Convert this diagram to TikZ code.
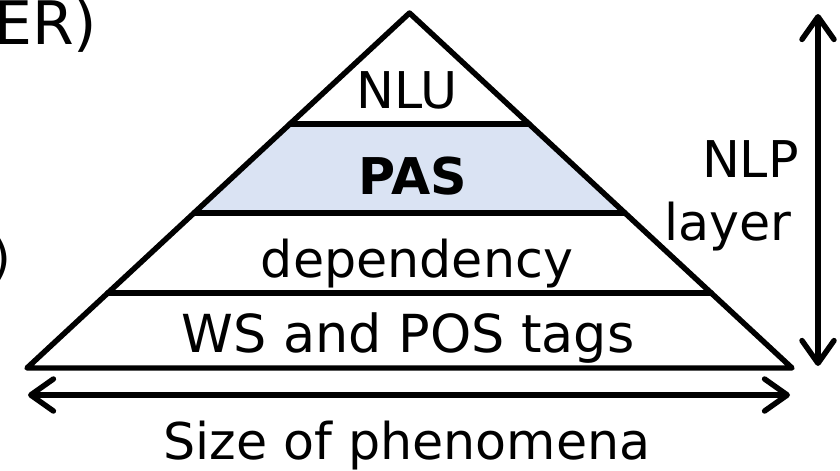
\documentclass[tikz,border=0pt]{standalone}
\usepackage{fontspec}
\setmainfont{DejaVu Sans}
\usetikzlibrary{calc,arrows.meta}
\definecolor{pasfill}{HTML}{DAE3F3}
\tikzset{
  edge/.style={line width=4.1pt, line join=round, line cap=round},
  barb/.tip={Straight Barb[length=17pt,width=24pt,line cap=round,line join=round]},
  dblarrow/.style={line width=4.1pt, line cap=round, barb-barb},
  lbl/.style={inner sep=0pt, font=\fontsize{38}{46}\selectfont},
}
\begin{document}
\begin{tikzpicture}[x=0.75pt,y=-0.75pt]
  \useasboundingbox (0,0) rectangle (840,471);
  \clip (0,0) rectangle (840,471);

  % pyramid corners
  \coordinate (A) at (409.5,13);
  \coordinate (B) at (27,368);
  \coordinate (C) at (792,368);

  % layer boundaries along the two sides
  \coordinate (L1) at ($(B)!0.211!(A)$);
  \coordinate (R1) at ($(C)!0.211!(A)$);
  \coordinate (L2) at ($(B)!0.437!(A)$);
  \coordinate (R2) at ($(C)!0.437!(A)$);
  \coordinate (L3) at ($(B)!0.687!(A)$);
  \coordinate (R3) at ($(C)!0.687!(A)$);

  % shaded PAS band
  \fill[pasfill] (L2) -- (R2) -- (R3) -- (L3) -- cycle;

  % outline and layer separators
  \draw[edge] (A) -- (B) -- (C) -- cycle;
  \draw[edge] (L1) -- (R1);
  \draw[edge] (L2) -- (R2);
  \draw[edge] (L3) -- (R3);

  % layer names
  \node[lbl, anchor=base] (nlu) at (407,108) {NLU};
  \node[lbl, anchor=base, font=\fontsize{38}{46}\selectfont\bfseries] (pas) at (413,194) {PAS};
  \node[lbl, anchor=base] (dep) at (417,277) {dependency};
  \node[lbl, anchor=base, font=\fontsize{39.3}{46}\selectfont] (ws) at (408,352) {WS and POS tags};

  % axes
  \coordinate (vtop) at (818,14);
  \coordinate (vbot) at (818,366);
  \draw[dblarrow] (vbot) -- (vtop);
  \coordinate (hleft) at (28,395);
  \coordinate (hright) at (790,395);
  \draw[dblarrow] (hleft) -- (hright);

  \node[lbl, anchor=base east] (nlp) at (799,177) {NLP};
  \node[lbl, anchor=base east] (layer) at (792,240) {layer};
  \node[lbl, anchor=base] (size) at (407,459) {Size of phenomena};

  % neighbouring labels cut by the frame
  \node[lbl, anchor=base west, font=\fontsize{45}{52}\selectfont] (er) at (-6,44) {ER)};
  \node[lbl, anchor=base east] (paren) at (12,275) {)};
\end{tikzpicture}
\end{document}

-.-.-

### Exercise details
Output exactly the span of lines from the top of the listing through the line holding "(C) at (792,368);", and leave every picture out.

### Answer to this exercise
Convert this diagram to TikZ code.
\documentclass[tikz,border=0pt]{standalone}
\usepackage{fontspec}
\setmainfont{DejaVu Sans}
\usetikzlibrary{calc,arrows.meta}
\definecolor{pasfill}{HTML}{DAE3F3}
\tikzset{
  edge/.style={line width=4.1pt, line join=round, line cap=round},
  barb/.tip={Straight Barb[length=17pt,width=24pt,line cap=round,line join=round]},
  dblarrow/.style={line width=4.1pt, line cap=round, barb-barb},
  lbl/.style={inner sep=0pt, font=\fontsize{38}{46}\selectfont},
}
\begin{document}
\begin{tikzpicture}[x=0.75pt,y=-0.75pt]
  \useasboundingbox (0,0) rectangle (840,471);
  \clip (0,0) rectangle (840,471);

  % pyramid corners
  \coordinate (A) at (409.5,13);
  \coordinate (B) at (27,368);
  \coordinate (C) at (792,368);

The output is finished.